Australian MPs: Local Papers Should Receive At Least 20 Per Cent Of Government Print Ad Spend

The Australian government should review advertising expenditure across all departments and agencies and ensure at least 20 per cent of government print advertising is placed in regional newspapers, MPs have said.

In its report ‘The Future of Regional Newspapers in a Digital World’ the House of Representatives Standing Committee on Communications made a raft of recommendations to boost the local news media sector in Australia including government funding, and tax rebates for publishers and advertisers.

One of the headline measures was for long term advertising contracts to be drawn up with a minimum of 20 per cent of government print advertising to be placed in regional newspapers to  provide “certainty of income” for regional publications.

The measure would be cost neutral and able to be implemented within 12 months, the Committee said with an “independent process” established to select the newspaper outlets eligible to participate in the print advertising program.

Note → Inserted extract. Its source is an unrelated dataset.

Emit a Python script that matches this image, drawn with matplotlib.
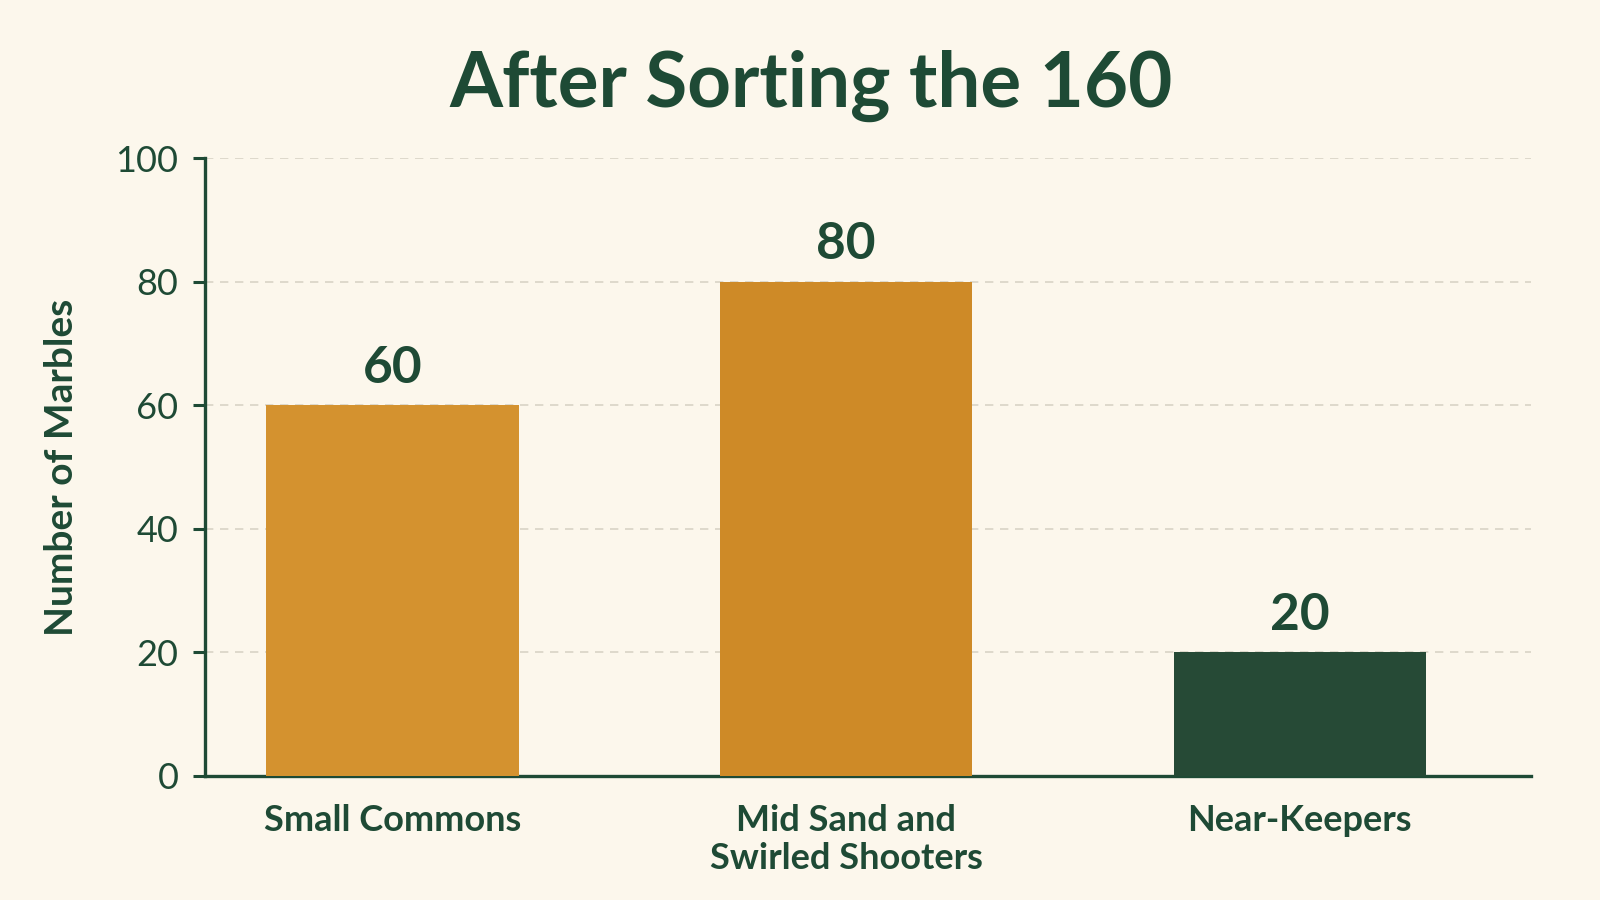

Committee chair Dr Anne Webster MP said the local media sector plays “an important role in maintaining an interconnected community, and a healthy democracy.

She added: “A diversity of opinion from all sides of the political spectrum and coverage of local, as well as national issues, is essential to public debate. It is important we ensure the sector remains viable in the long-term.”

As part of its recommendations to boost the sector the Committee recommended that the government work with public service broadcasters to the facilitate partnerships with small regional publishers and broadcasters modelled on the Local News Partnership between the News Media Association and the BBC.

The Committee recommended that the government provides funding to help local publishers identify and implement sustainable business models, increase editorial functions, and implement effective technology to reach audiences.

The Australian government should also consider the viability of a tax rebate for regional newspapers and for regional businesses that support their local newspaper through a minimum advertising spend.

Looking at the impact of the  Australian Competition and Consumer Commission’s News Media Bargaining Code, on the sector the Committee said the new regime had welcomed as an “effective means” to ensure that digital platforms engage in “good faith bargaining,” particularly with smaller publishers.

The Committee added: “The ACCC found that the rise of the digital platforms contributed to the continuing decline in advertising revenue. The impact of this reduction in advertising revenue is most evident in relation to local and regional news providers, which do not have the large potential audience of metropolitan and national titles.

“New digital-only publications have not replaced traditional news services and many news media businesses are still searching for a viable business model for the provision of journalism online.”

The Committee recommended that the government and the Australian Communications and Media Authority work with relevant digital platforms and news providers to ensure “appropriate transparency” in voluntary commercial deals.